***** Data
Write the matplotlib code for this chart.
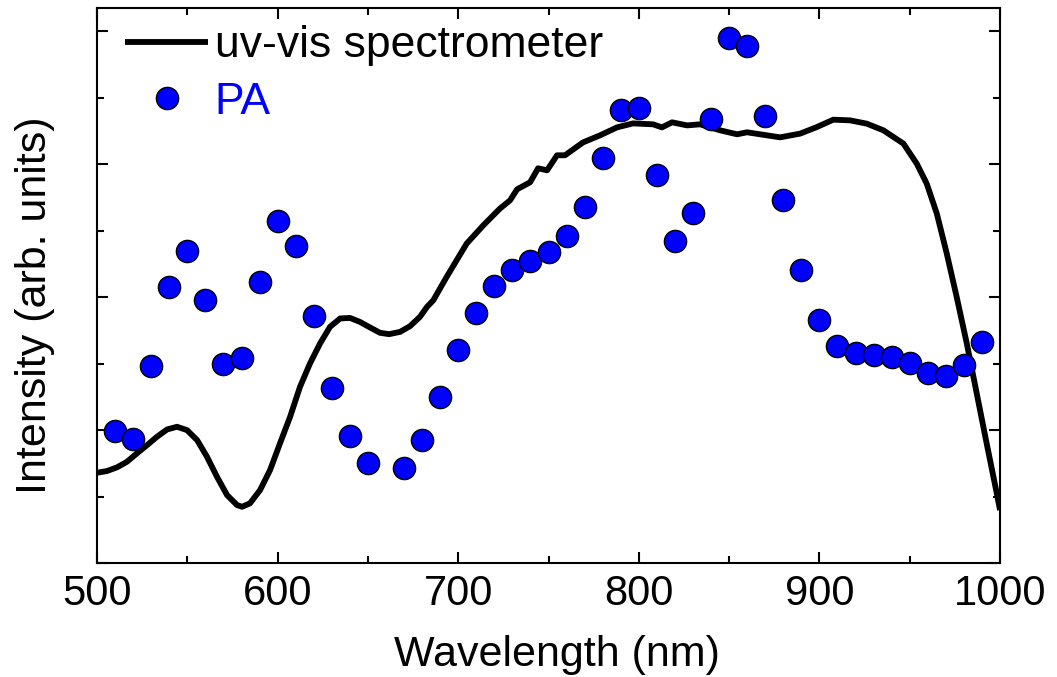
import matplotlib
matplotlib.use("Agg")
import matplotlib.pyplot as plt
from matplotlib.ticker import MultipleLocator, NullFormatter

plt.rcParams["font.family"] = ["Liberation Sans", "DejaVu Sans"]

# uv-vis absorption spectrum (arb. units)
uv_wl = [500.0, 505.5, 511.1, 516.6, 522.1, 527.7, 533.2, 538.8, 544.3, 549.8,
         555.4, 560.9, 566.4, 572.0, 577.5, 580.3, 584.7, 590.3, 595.8, 601.3,
         606.9, 612.4, 617.9, 623.5, 629.0, 634.6, 640.1, 645.6, 651.2, 656.7,
         661.7, 667.8, 673.3, 678.8, 682.7, 686.2, 693.6, 704.7, 713.9, 723.1,
         728.7, 732.6, 739.8, 744.2, 749.2, 754.7, 759.1, 769.1, 778.5, 787.9,
         796.8, 807.9, 812.8, 818.4, 826.7, 833.9, 845.0, 854.4, 859.9, 878.2,
         889.3, 898.5, 907.7, 916.9, 926.2, 935.4, 946.5, 953.9, 959.4, 965.0,
         970.5, 976.0, 981.6, 987.1, 992.6, 998.2, 1000.0]
uv_int = [0.679, 0.692, 0.720, 0.762, 0.825, 0.887, 0.950, 1.005, 1.025, 1.000,
          0.925, 0.799, 0.649, 0.511, 0.436, 0.423, 0.449, 0.549, 0.699, 0.900,
          1.100, 1.326, 1.501, 1.652, 1.777, 1.840, 1.844, 1.814, 1.772, 1.732,
          1.722, 1.739, 1.782, 1.852, 1.927, 1.977, 2.153, 2.404, 2.541, 2.667,
          2.729, 2.812, 2.865, 2.970, 2.955, 3.068, 3.068, 3.165, 3.218, 3.278,
          3.308, 3.301, 3.278, 3.316, 3.293, 3.301, 3.256, 3.226, 3.241, 3.203,
          3.231, 3.280, 3.336, 3.331, 3.306, 3.256, 3.156, 3.005, 2.855, 2.629,
          2.329, 2.002, 1.652, 1.276, 0.900, 0.524, 0.398]

# photoacoustic signal
pa_wl = [510, 520, 530, 540, 550, 560, 570, 580, 590, 600, 610, 620, 630, 640,
         650, 670, 680, 690, 700, 710, 720, 730, 740, 750, 760, 770, 780, 790,
         800, 810, 820, 830, 840, 850, 860, 870, 880, 890, 900, 910, 920, 930,
         940, 950, 960, 970, 980, 990]
pa_int = [0.992, 0.932, 1.481, 2.075, 2.346, 1.977, 1.496, 1.541, 2.113, 2.571,
          2.383, 1.857, 1.316, 0.955, 0.752, 0.714, 0.925, 1.248, 1.602, 1.880,
          2.083, 2.203, 2.271, 2.338, 2.459, 2.677, 3.045, 3.406, 3.421, 2.917,
          2.421, 2.632, 3.338, 3.947, 3.887, 3.361, 2.729, 2.203, 1.827, 1.632,
          1.579, 1.564, 1.549, 1.504, 1.429, 1.406, 1.489, 1.662]

fig = plt.figure(figsize=(10.57, 6.77), dpi=100)
ax = fig.add_axes([0.0918, 0.1684, 0.8543, 0.8205])

ax.plot(uv_wl, uv_int, color="black", lw=4.2, solid_joinstyle="round",
        solid_capstyle="butt", label="uv-vis spectrometer", zorder=2)
ax.plot(pa_wl, pa_int, "o", ms=16, mfc="#0000ff", mec="black", mew=1.0,
        label="PA", zorder=3)

ax.set_xlim(500, 1000)
ax.set_ylim(0, 4.18)
ax.xaxis.set_major_locator(MultipleLocator(100))
ax.xaxis.set_minor_locator(MultipleLocator(50))
ax.yaxis.set_major_locator(MultipleLocator(1))
ax.yaxis.set_minor_locator(MultipleLocator(0.5))
ax.yaxis.set_major_formatter(NullFormatter())

ax.tick_params(which="both", direction="in", top=True, right=True, width=1.5)
ax.tick_params(which="major", length=8, labelsize=30, pad=8)
ax.tick_params(which="minor", length=5)
for sp in ax.spines.values():
    sp.set_linewidth(1.5)

ax.set_xlabel("Wavelength (nm)", fontsize=31)
ax.set_ylabel("Intensity (arb. units)", fontsize=31)
ax.xaxis.set_label_coords(0.509, -0.13)
ax.yaxis.set_label_coords(-0.047, 0.464)

leg = ax.legend(loc="upper left", bbox_to_anchor=(0.031, 0.968), frameon=False,
                fontsize=32, handlelength=1.87, handletextpad=0.15,
                labelspacing=0.345, borderpad=0, borderaxespad=0)
leg.get_texts()[1].set_color("#0000ff")

fig.savefig("out.png", dpi=100)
**********
Make an exact copy of the listing above. Do not include the pictures.

Write the matplotlib code for this chart.
import matplotlib
matplotlib.use("Agg")
import matplotlib.pyplot as plt
from matplotlib.ticker import MultipleLocator, NullFormatter

plt.rcParams["font.family"] = ["Liberation Sans", "DejaVu Sans"]

# uv-vis absorption spectrum (arb. units)
uv_wl = [500.0, 505.5, 511.1, 516.6, 522.1, 527.7, 533.2, 538.8, 544.3, 549.8,
         555.4, 560.9, 566.4, 572.0, 577.5, 580.3, 584.7, 590.3, 595.8, 601.3,
         606.9, 612.4, 617.9, 623.5, 629.0, 634.6, 640.1, 645.6, 651.2, 656.7,
         661.7, 667.8, 673.3, 678.8, 682.7, 686.2, 693.6, 704.7, 713.9, 723.1,
         728.7, 732.6, 739.8, 744.2, 749.2, 754.7, 759.1, 769.1, 778.5, 787.9,
         796.8, 807.9, 812.8, 818.4, 826.7, 833.9, 845.0, 854.4, 859.9, 878.2,
         889.3, 898.5, 907.7, 916.9, 926.2, 935.4, 946.5, 953.9, 959.4, 965.0,
         970.5, 976.0, 981.6, 987.1, 992.6, 998.2, 1000.0]
uv_int = [0.679, 0.692, 0.720, 0.762, 0.825, 0.887, 0.950, 1.005, 1.025, 1.000,
          0.925, 0.799, 0.649, 0.511, 0.436, 0.423, 0.449, 0.549, 0.699, 0.900,
          1.100, 1.326, 1.501, 1.652, 1.777, 1.840, 1.844, 1.814, 1.772, 1.732,
          1.722, 1.739, 1.782, 1.852, 1.927, 1.977, 2.153, 2.404, 2.541, 2.667,
          2.729, 2.812, 2.865, 2.970, 2.955, 3.068, 3.068, 3.165, 3.218, 3.278,
          3.308, 3.301, 3.278, 3.316, 3.293, 3.301, 3.256, 3.226, 3.241, 3.203,
          3.231, 3.280, 3.336, 3.331, 3.306, 3.256, 3.156, 3.005, 2.855, 2.629,
          2.329, 2.002, 1.652, 1.276, 0.900, 0.524, 0.398]

# photoacoustic signal
pa_wl = [510, 520, 530, 540, 550, 560, 570, 580, 590, 600, 610, 620, 630, 640,
         650, 670, 680, 690, 700, 710, 720, 730, 740, 750, 760, 770, 780, 790,
         800, 810, 820, 830, 840, 850, 860, 870, 880, 890, 900, 910, 920, 930,
         940, 950, 960, 970, 980, 990]
pa_int = [0.992, 0.932, 1.481, 2.075, 2.346, 1.977, 1.496, 1.541, 2.113, 2.571,
          2.383, 1.857, 1.316, 0.955, 0.752, 0.714, 0.925, 1.248, 1.602, 1.880,
          2.083, 2.203, 2.271, 2.338, 2.459, 2.677, 3.045, 3.406, 3.421, 2.917,
          2.421, 2.632, 3.338, 3.947, 3.887, 3.361, 2.729, 2.203, 1.827, 1.632,
          1.579, 1.564, 1.549, 1.504, 1.429, 1.406, 1.489, 1.662]

fig = plt.figure(figsize=(10.57, 6.77), dpi=100)
ax = fig.add_axes([0.0918, 0.1684, 0.8543, 0.8205])

ax.plot(uv_wl, uv_int, color="black", lw=4.2, solid_joinstyle="round",
        solid_capstyle="butt", label="uv-vis spectrometer", zorder=2)
ax.plot(pa_wl, pa_int, "o", ms=16, mfc="#0000ff", mec="black", mew=1.0,
        label="PA", zorder=3)

ax.set_xlim(500, 1000)
ax.set_ylim(0, 4.18)
ax.xaxis.set_major_locator(MultipleLocator(100))
ax.xaxis.set_minor_locator(MultipleLocator(50))
ax.yaxis.set_major_locator(MultipleLocator(1))
ax.yaxis.set_minor_locator(MultipleLocator(0.5))
ax.yaxis.set_major_formatter(NullFormatter())

ax.tick_params(which="both", direction="in", top=True, right=True, width=1.5)
ax.tick_params(which="major", length=8, labelsize=30, pad=8)
ax.tick_params(which="minor", length=5)
for sp in ax.spines.values():
    sp.set_linewidth(1.5)

ax.set_xlabel("Wavelength (nm)", fontsize=31)
ax.set_ylabel("Intensity (arb. units)", fontsize=31)
ax.xaxis.set_label_coords(0.509, -0.13)
ax.yaxis.set_label_coords(-0.047, 0.464)

leg = ax.legend(loc="upper left", bbox_to_anchor=(0.031, 0.968), frameon=False,
                fontsize=32, handlelength=1.87, handletextpad=0.15,
                labelspacing=0.345, borderpad=0, borderaxespad=0)
leg.get_texts()[1].set_color("#0000ff")

fig.savefig("out.png", dpi=100)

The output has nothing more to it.